* _Written instruction_: Extract every line where the string "this" appears.

* _Recorded information_:
— BEGIN —

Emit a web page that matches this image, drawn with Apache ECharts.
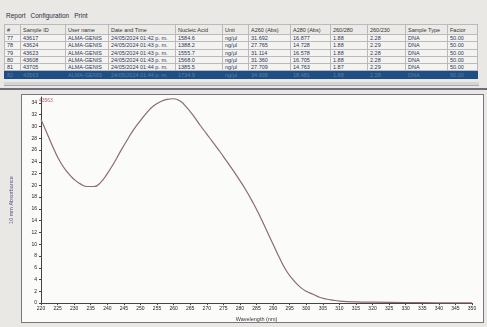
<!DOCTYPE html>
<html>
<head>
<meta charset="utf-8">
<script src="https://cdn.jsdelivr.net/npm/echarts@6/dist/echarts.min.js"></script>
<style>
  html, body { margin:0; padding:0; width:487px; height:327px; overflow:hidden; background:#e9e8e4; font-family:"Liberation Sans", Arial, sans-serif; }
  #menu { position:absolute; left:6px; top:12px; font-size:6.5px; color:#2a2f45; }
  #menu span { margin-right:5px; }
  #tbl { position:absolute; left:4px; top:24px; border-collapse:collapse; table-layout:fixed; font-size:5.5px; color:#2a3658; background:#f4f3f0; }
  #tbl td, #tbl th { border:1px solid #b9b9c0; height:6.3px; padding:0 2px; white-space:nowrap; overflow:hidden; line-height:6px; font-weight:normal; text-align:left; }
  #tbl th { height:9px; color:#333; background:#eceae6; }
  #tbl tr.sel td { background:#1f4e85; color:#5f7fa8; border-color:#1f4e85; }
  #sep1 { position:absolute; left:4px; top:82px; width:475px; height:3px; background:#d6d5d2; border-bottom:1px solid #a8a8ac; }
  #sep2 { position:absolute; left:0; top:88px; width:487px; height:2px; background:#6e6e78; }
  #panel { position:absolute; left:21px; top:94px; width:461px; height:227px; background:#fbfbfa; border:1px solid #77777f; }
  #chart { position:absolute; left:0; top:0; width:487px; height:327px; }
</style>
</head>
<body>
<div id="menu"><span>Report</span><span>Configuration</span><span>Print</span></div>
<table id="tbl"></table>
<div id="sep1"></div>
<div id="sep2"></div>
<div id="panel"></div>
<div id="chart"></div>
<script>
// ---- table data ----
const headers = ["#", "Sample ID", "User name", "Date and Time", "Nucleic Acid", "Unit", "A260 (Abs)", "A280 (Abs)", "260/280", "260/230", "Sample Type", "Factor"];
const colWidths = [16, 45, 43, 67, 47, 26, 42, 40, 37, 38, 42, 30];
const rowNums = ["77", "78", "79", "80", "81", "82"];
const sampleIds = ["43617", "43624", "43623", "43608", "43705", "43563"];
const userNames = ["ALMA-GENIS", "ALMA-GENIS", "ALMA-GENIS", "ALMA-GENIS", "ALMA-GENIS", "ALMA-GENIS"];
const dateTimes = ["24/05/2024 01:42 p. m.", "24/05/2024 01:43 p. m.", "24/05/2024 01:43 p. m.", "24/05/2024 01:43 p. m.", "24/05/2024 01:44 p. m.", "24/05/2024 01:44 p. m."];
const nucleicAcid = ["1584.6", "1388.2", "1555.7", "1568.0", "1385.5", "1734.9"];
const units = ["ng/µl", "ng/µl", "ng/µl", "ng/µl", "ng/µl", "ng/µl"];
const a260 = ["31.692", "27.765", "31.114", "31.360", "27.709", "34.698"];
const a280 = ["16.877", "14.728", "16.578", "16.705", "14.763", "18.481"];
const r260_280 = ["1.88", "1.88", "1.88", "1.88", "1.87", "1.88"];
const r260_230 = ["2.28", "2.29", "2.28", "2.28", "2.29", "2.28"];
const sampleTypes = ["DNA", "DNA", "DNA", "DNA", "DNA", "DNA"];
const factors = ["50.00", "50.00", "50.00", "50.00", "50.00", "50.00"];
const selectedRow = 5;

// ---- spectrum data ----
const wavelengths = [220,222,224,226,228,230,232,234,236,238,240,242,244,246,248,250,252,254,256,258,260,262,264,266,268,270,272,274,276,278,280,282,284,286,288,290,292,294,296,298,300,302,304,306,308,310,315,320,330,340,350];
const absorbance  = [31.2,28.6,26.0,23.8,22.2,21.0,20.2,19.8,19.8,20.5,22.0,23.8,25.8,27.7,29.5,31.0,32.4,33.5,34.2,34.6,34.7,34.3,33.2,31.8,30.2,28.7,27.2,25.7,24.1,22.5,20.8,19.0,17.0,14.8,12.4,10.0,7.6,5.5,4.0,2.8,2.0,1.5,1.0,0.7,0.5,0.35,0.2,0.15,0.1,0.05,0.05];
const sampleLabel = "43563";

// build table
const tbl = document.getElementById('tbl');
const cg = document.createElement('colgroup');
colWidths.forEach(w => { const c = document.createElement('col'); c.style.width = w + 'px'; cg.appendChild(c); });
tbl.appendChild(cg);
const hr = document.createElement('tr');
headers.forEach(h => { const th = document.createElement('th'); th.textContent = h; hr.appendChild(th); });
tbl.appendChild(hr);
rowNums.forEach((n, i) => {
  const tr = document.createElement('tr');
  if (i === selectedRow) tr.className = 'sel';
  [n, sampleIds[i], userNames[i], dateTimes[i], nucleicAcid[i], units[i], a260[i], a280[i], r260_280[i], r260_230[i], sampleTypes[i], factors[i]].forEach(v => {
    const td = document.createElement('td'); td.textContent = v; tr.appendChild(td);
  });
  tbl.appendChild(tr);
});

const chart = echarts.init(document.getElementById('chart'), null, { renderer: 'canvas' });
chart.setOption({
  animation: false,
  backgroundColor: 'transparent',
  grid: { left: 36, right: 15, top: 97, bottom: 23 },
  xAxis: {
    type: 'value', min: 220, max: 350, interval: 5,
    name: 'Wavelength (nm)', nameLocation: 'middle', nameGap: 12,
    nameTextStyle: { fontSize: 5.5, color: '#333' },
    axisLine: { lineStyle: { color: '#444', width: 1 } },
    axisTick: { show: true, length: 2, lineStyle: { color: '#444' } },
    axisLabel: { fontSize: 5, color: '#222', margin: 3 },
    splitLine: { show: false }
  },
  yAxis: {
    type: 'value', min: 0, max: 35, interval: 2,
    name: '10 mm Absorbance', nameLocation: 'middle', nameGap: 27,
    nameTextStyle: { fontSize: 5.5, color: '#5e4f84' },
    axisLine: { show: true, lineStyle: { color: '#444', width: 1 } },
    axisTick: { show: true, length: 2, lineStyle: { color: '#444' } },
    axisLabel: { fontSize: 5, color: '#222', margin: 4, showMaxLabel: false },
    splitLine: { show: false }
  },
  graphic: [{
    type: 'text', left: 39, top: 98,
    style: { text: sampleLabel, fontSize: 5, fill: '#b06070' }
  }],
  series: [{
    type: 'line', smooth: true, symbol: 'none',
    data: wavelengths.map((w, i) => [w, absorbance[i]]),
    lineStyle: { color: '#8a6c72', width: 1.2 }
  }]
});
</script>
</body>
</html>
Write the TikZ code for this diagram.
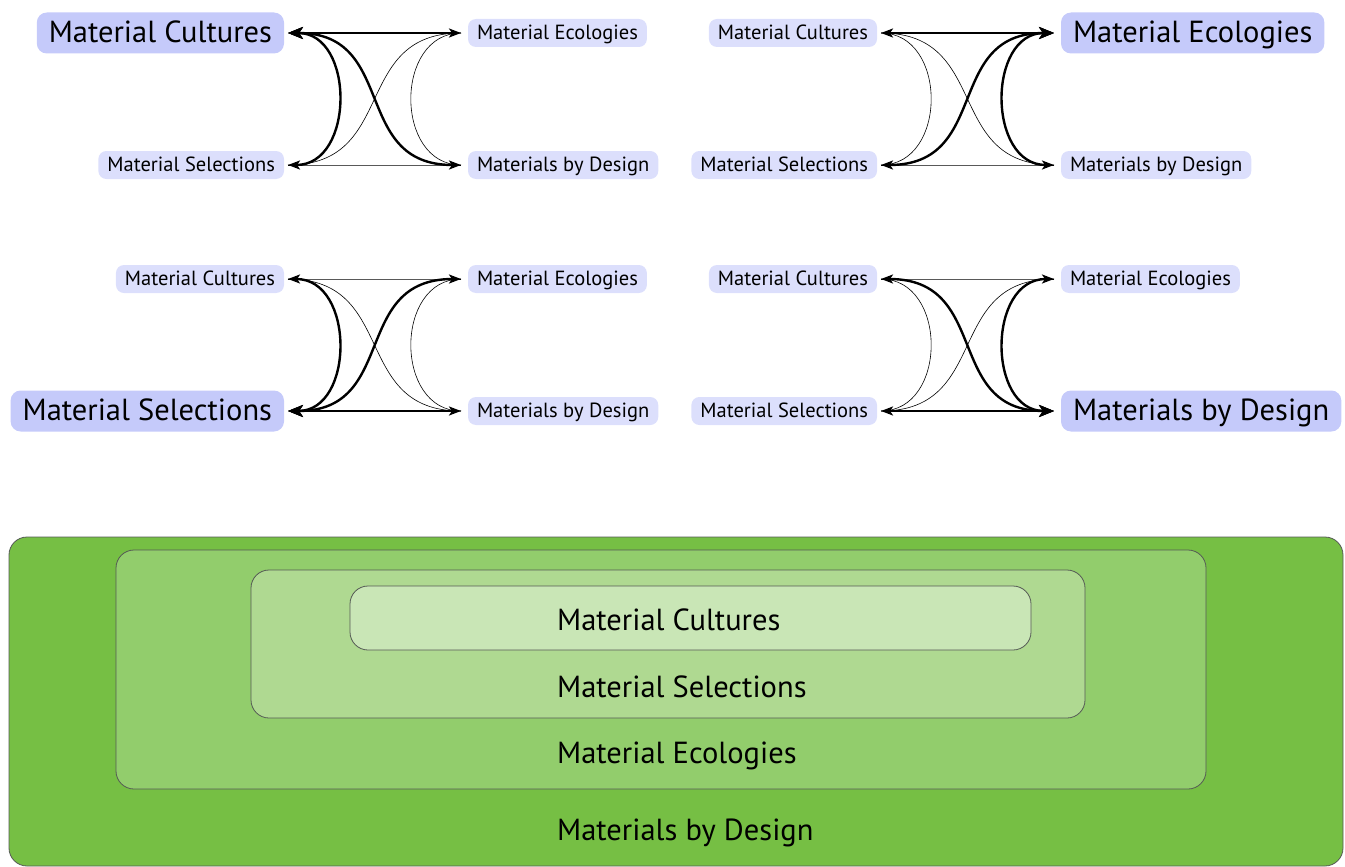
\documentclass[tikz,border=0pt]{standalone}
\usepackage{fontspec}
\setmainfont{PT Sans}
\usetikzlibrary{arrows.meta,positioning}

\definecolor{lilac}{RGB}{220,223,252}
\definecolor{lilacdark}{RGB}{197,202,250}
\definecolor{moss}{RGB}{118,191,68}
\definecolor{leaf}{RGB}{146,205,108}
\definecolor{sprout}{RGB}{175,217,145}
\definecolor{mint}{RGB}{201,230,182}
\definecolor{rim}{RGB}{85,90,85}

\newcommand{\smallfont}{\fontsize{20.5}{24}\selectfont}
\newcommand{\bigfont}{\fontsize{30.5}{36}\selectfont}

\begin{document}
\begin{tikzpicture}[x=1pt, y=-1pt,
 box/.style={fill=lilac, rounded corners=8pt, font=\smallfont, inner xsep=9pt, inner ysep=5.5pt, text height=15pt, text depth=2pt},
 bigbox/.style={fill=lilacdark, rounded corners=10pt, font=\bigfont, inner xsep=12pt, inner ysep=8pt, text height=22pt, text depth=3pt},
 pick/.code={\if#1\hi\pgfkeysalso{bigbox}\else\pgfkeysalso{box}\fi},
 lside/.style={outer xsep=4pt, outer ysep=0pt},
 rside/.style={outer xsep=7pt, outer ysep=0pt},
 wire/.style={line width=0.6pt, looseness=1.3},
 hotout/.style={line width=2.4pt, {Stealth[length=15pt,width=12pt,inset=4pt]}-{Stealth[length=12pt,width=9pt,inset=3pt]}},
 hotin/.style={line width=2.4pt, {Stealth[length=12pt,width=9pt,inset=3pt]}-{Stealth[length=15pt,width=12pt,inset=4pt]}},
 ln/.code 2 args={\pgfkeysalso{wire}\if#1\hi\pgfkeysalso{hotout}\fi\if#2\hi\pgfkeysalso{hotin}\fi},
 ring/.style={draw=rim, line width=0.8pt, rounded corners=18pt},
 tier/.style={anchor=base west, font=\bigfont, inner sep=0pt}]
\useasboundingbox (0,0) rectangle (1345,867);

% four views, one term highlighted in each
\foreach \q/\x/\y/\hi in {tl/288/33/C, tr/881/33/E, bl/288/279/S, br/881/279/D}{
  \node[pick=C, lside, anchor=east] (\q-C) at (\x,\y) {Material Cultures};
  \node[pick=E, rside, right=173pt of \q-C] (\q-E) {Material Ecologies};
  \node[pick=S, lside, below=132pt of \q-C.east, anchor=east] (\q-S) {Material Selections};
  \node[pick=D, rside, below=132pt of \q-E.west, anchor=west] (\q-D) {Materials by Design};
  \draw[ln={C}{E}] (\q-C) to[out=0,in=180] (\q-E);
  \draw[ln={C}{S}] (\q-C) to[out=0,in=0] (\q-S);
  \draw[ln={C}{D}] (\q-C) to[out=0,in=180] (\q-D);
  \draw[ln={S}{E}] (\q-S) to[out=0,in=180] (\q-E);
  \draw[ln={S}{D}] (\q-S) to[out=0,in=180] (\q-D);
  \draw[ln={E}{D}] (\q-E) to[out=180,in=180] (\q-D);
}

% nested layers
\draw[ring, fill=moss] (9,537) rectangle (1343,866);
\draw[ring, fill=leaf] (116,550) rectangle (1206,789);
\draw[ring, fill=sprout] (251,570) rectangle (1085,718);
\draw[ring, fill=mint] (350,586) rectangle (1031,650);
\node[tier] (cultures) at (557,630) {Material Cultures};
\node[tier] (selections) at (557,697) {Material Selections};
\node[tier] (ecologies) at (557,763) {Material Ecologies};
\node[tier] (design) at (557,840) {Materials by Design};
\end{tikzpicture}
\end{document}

— END —

* _Task result_:
Emit a web page that matches this image, drawn with Apache ECharts.
Write the TikZ code for this diagram.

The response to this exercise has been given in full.